It is not observable, but it enters calculations - the calculation of the observable Higgs mass, in particular. You can't work without it.
 
  • Like
Likes ohwilleke
  • #22
But the observable higgs mass is not calculable in the standard model, it is fixed to observation as any other mass in the SM. Anything else only depends on this value of ##m_\mathrm{obs}## and never on ##m_\mathrm{bare}##.
 
  • Like
Likes ohwilleke
  • #23
Guys, I don't see why there is such a focus on Higgs mass problem per se.

Sure, the corrections for it are huge and this does not look good, but this is not the only such problem in SM. For example, vacuum energy situation is even worse - vacuum energy, if calculated in SM, is divergent. This is worse than any fine-tuning.

To me, it is not a disaster, it just implies that more development of the theory is in order.

And there are hints we now have after Higgs discovery.

Prior to that, we only knew that sum of squares of masses of all fermions is suspiciously close to half of square of Higgs VEV, which might be just a hint that squares of all fermion yukawa couplings must (for some yet unknown reason) add up to one.

But now, when we know the mass of Higgs, sum of squares of masses of all bosons *also* is very close to half of square of Higgs VEV (within ~0.3%).

And Higgs and top masses are such that SM vacuum seems to lie very close to stability/metastability line.

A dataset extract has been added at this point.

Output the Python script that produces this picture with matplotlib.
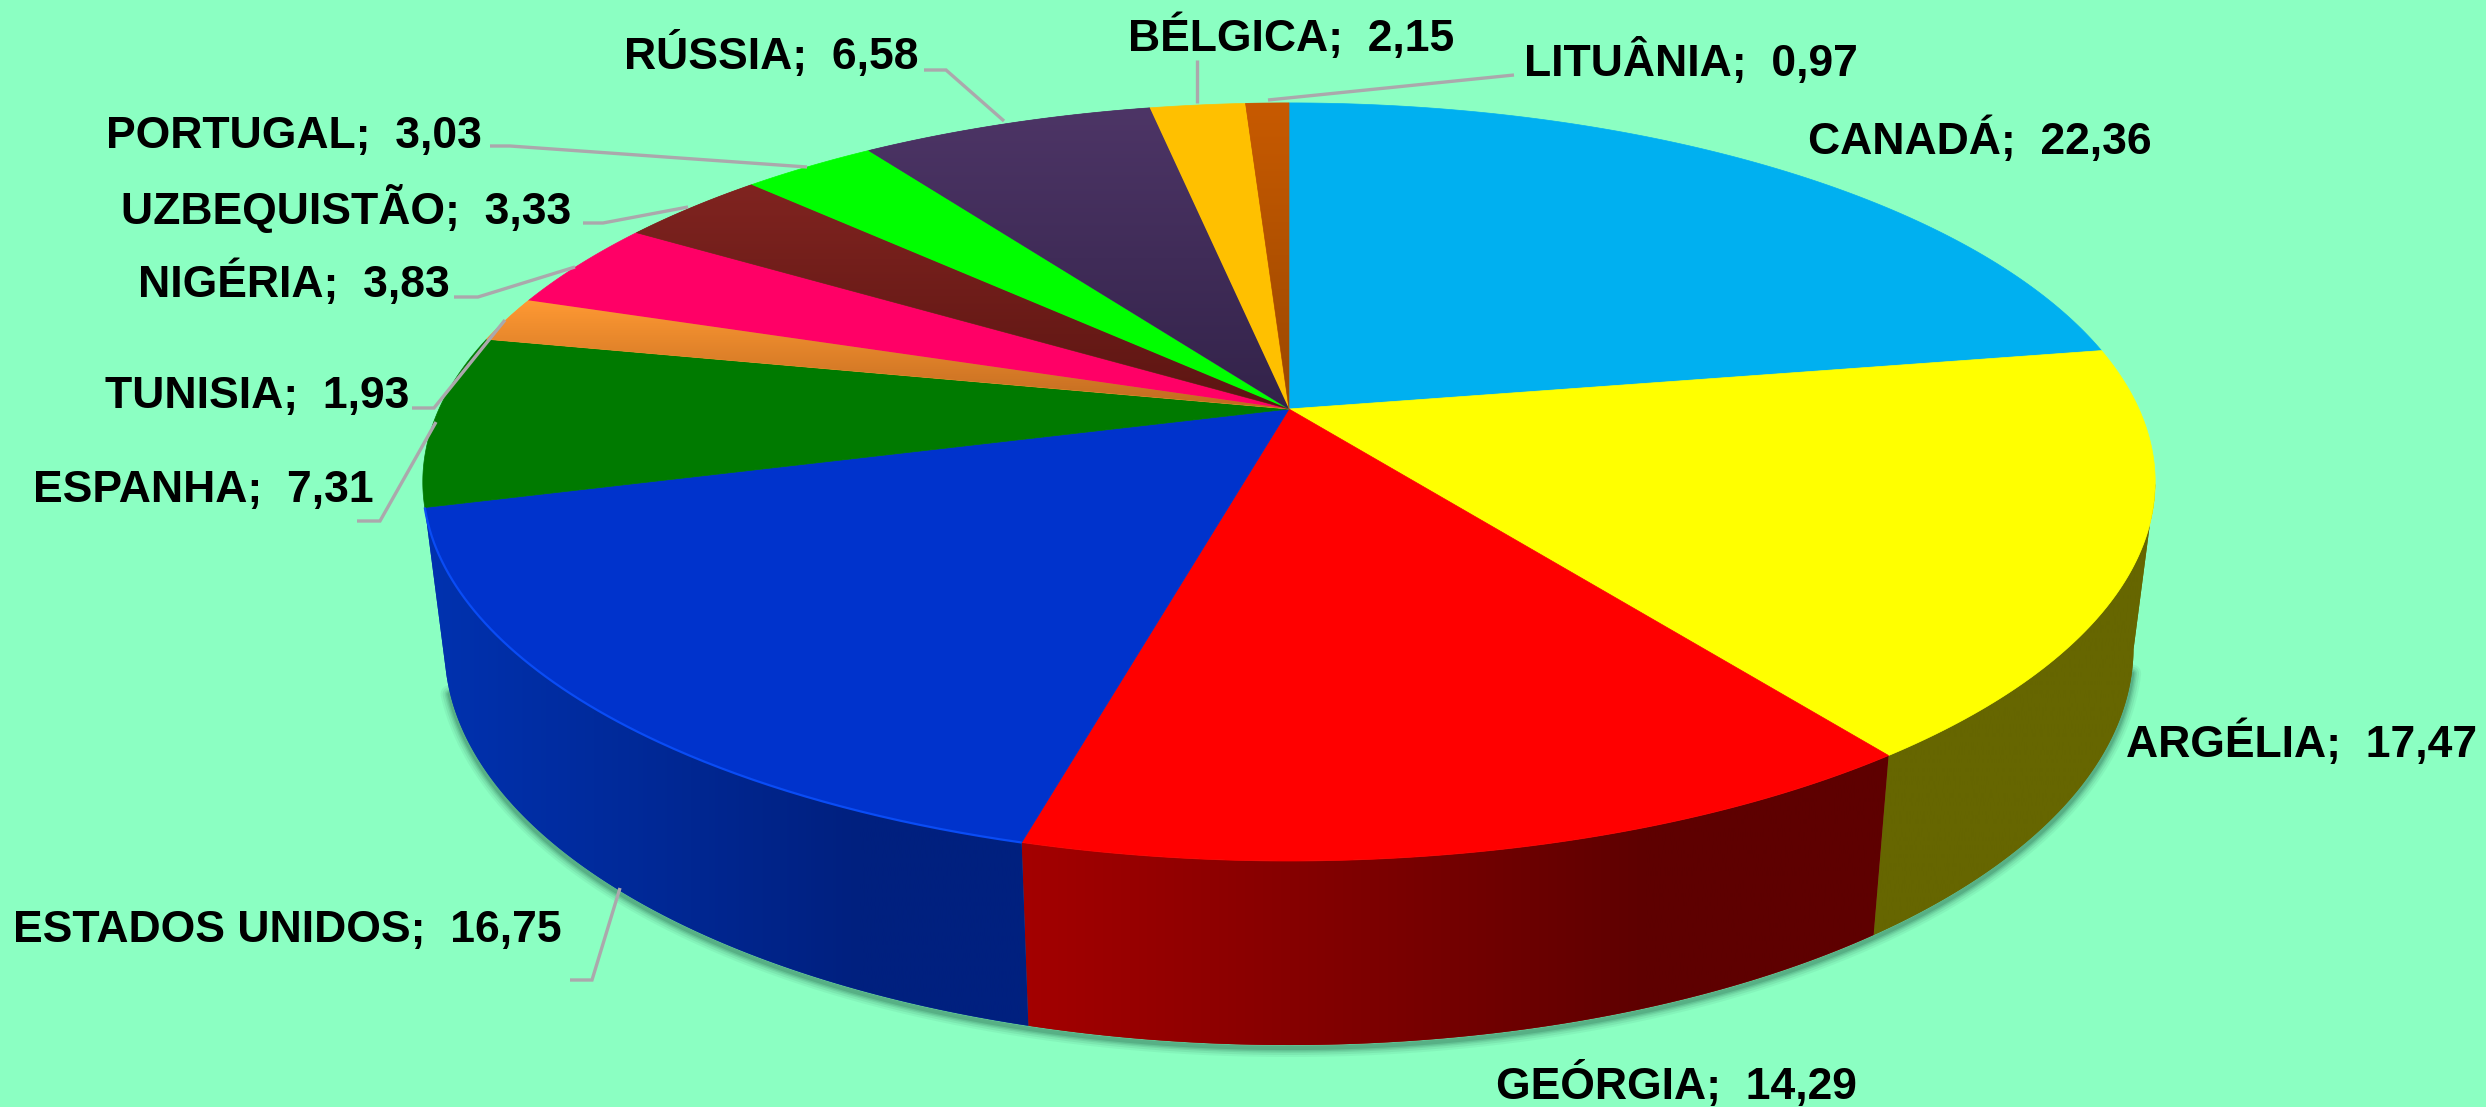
import numpy as np
import matplotlib
matplotlib.use("Agg")
import matplotlib.pyplot as plt
from matplotlib.patches import Polygon
from matplotlib.colors import to_rgb

categories = ["CANADÁ", "ARGÉLIA", "GEÓRGIA", "ESTADOS UNIDOS", "ESPANHA", "TUNISIA",
              "NIGÉRIA", "UZBEQUISTÃO", "PORTUGAL", "RÚSSIA", "BÉLGICA", "LITUÂNIA"]
values = [22.36, 17.47, 14.29, 16.75, 7.31, 1.93, 3.83, 3.33, 3.03, 6.58, 2.15, 0.97]
top_colors = ["#00B0F0", "#FFFF00", "#FF0000", "#0033CC", "#007A00", "#FF9933",
              "#FF0066", "#802420", "#00FF00", "#4D3566", "#FFC000", "#C85A00"]
top_end_colors = ["#00B0F0", "#FFFF00", "#FF0000", "#0033CC", "#007A00", "#C06A20",
                  "#FF0066", "#5C1512", "#00FF00", "#33234A", "#FFC000", "#9A4800"]
wall_start = ["#005A7A", "#666600", "#A40000", "#0032B0", "#004400", "#804D1A",
              "#800033", "#401210", "#008000", "#261A33", "#806000", "#642D00"]
wall_end = ["#005A7A", "#666600", "#5E0000", "#00207F", "#004400", "#804D1A",
            "#800033", "#401210", "#008000", "#261A33", "#806000", "#642D00"]

BG = "#8BFFC2"
W, H = 2486, 1107
CX, CY, A, B, K = 1289, 409, 850, 365, 0.1925
BOTTOM_SCALE, H0, H1 = 0.975, 161, 23


def top_xy(theta):
    X, Y = np.sin(theta), np.cos(theta)
    w = 1 + K * Y
    return CX + A * X / w, CY - B * Y / w


def bottom_xy(theta):
    x, y = top_xy(theta)
    return CX + (x - CX) * BOTTOM_SCALE, y + H0 - H1 * np.cos(theta)


fig = plt.figure(figsize=(W / 100, H / 100), dpi=100, facecolor=BG)
ax = fig.add_axes([0, 0, 1, 1])
ax.set_facecolor(BG)
ax.axis("off")

fractions = np.array(values) / np.sum(values)
edges = np.concatenate([[0], np.cumsum(fractions)]) * 2 * np.pi

# soft shadow beneath the body
arc = np.linspace(np.pi / 2 + 0.25, 3 * np.pi / 2 - 0.3, 400)
sx, sy = bottom_xy(arc)
for lw, alpha in zip([13, 10, 7, 5, 3], [0.05, 0.07, 0.09, 0.11, 0.14]):
    ax.plot(sx, sy + 3, color="#0A3A2A", lw=lw, alpha=alpha, zorder=1, solid_capstyle="round")

# outer wall of the slices that face the viewer, shaded left to right
for i in range(len(values)):
    if not (np.cos(edges[i]) < 0.2 and edges[i] < 1.25 * np.pi):
        continue
    th = np.linspace(edges[i], edges[i + 1], 200)
    th = th[np.cos(th) < -K]
    tx, ty = top_xy(th)
    bx, by = bottom_xy(th)
    pts = np.column_stack([np.r_[tx, bx[::-1]], np.r_[ty, by[::-1]]])
    x0, x1 = pts[:, 0].min(), pts[:, 0].max()
    poly = Polygon(pts, closed=True, facecolor=wall_start[i], edgecolor="none", zorder=2)
    ax.add_patch(poly)
    c0, c1 = np.array(to_rgb(wall_start[i])), np.array(to_rgb(wall_end[i]))
    t = np.clip(np.linspace(0, 1, 512) / 0.72, 0, 1)[None, :, None]
    grad = c0[None, None, :] + (c1 - c0)[None, None, :] * t
    im = ax.imshow(grad, extent=[x0, x1, H, 0], aspect="auto", zorder=2.5, interpolation="bilinear")
    im.set_clip_path(poly)

# top face
for i in range(len(values)):
    th = np.linspace(edges[i], edges[i + 1], max(8, int(values[i] * 12)))
    x, y = top_xy(th)
    pts = np.column_stack([np.r_[CX, x], np.r_[CY, y]])
    poly = Polygon(pts, closed=True, facecolor=top_colors[i], edgecolor=top_colors[i], lw=0.5, zorder=3)
    ax.add_patch(poly)
    if top_colors[i] != top_end_colors[i]:
        c0, c1 = np.array(to_rgb(top_colors[i])), np.array(to_rgb(top_end_colors[i]))
        t = np.linspace(0, 1, 128)[:, None, None]
        grad = c0[None, None, :] + (c1 - c0)[None, None, :] * t
        im = ax.imshow(grad, extent=[0, W, CY, y.min()], aspect="auto", zorder=3.5, interpolation="bilinear")
        im.set_clip_path(poly)

# light rim on the front of the blue slice
rim_i = categories.index("ESTADOS UNIDOS")
rth = np.linspace(edges[rim_i], edges[rim_i + 1], 200)
rx, ry = top_xy(rth)
ax.plot(rx, ry, color="#0A4CF5", lw=1.6, zorder=4, solid_capstyle="butt")

# leaders
GRAY = "#ABA8AC"
leaders = [
    [(924, 70), (946, 70), (1004, 121)],
    [(1197, 60), (1197, 103)],
    [(1268, 100), (1514, 75)],
    [(490, 146), (510, 146), (807, 167)],
    [(583, 223), (603, 223), (688, 207)],
    [(454, 297), (478, 297), (575, 267)],
    [(412, 408), (434, 408), (505, 320)],
    [(357, 521), (380, 521), (436, 422)],
    [(570, 980), (592, 980), (620, 888)],
]
for pts in leaders:
    p = np.array(pts)
    ax.plot(p[:, 0], p[:, 1], color=GRAY, lw=2.4, zorder=5, solid_joinstyle="miter", solid_capstyle="butt")

# labels
label_pos = {
    "CANADÁ": (1808, 154), "ARGÉLIA": (2126, 757), "GEÓRGIA": (1496, 1099),
    "ESTADOS UNIDOS": (13, 942), "ESPANHA": (33, 502), "TUNISIA": (105, 408),
    "NIGÉRIA": (138, 297), "UZBEQUISTÃO": (121, 224), "PORTUGAL": (106, 148),
    "RÚSSIA": (624, 69), "BÉLGICA": (1128, 51), "LITUÂNIA": (1524, 76),
}
for name, v in zip(categories, values):
    lx, ly = label_pos[name]
    txt = f"{name};  {v:.2f}".replace(".", ",")
    ax.text(lx, ly, txt, family="Liberation Sans", weight="bold", fontsize=32,
            color="black", ha="left", va="baseline", zorder=6)

ax.set_xlim(0, W)
ax.set_ylim(H, 0)
fig.savefig("out.png", dpi=100, facecolor=BG)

And also, good old Koide rule is there too.

Something is fishy here. The mass of Higgs is not "randomly chosen by Nature", neither masses of fermions.
 
  • Like
Likes ohwilleke
  • #24
Haelfix said:
I wrote on her board already, and this was my point. It's one thing when you have an effective field theory, and a cutoff scale and you worry about what natural values dimensionless ratios must be . There you can definitely talk about Bayesian priors, and I agree with her that this is a fuzzy question, (I also agree with others that almost any prior you pick disfavors a small value).

But this isn't what the core problem is. JUst like Newton didn't worry about priors and small numbers in front of his law of gravity, when you write down a theory that explains the Higgs mass^2 term, you have much bigger problems to worry about. Namely how to make extremely normal contributions within your Planckian theory produce an incredibly tiny number without badly breaking some other part of the theory.

Stated this way the hierarchy problem is really about how difficult it is for a theorist to come up with a sensible theory in the UV.
You wrote a very good comment on her board. She obviously lacks the understanding of the subject, but nevertheless makes strong claims (even hinting that she considers 1000's of other physicists as being wrong - that is always a very bad sign).

One may also add the following perspective to the argument: even after the QCD phase transition with vacuum condensate, the net result of the cc is almost zero. This is a relatively low-energy phenomenon compared to the scale of gravity. Assuming that the vacuum energy goes with some power of Lambda_QCD, Lambda_QCD must have the correct value fine tuned to a fantastic precision to exactly the right value so that after the phase transition it almost precisely cancels all the other contributions. How would the dynamics of the big bang know beforehand that after following through all sorts of phase transitions, including the QCD one, that the net effect if practically zero?

This problem is entirely different than what she misleadingly writes in her blog. Sigh.
 
  • Like
Likes atyy, vanhees71 and protonsarecool
  • #25
I would like to make a comment.

The hierarchy problem has been bugging the community for a long time, and for a long time very clever people have been going around making claims like the ones we read here, i.e. There is a natural scale (the Planck mass) for the higgs mass, there is therefore a fine tuning problem, there must be therefore new physics at the TeV. And this claim has been made so boldly and arrogantly, in the sense that almost everyone would just give it for granted and entire physics careers have been build on solutions to the hierarchy problem.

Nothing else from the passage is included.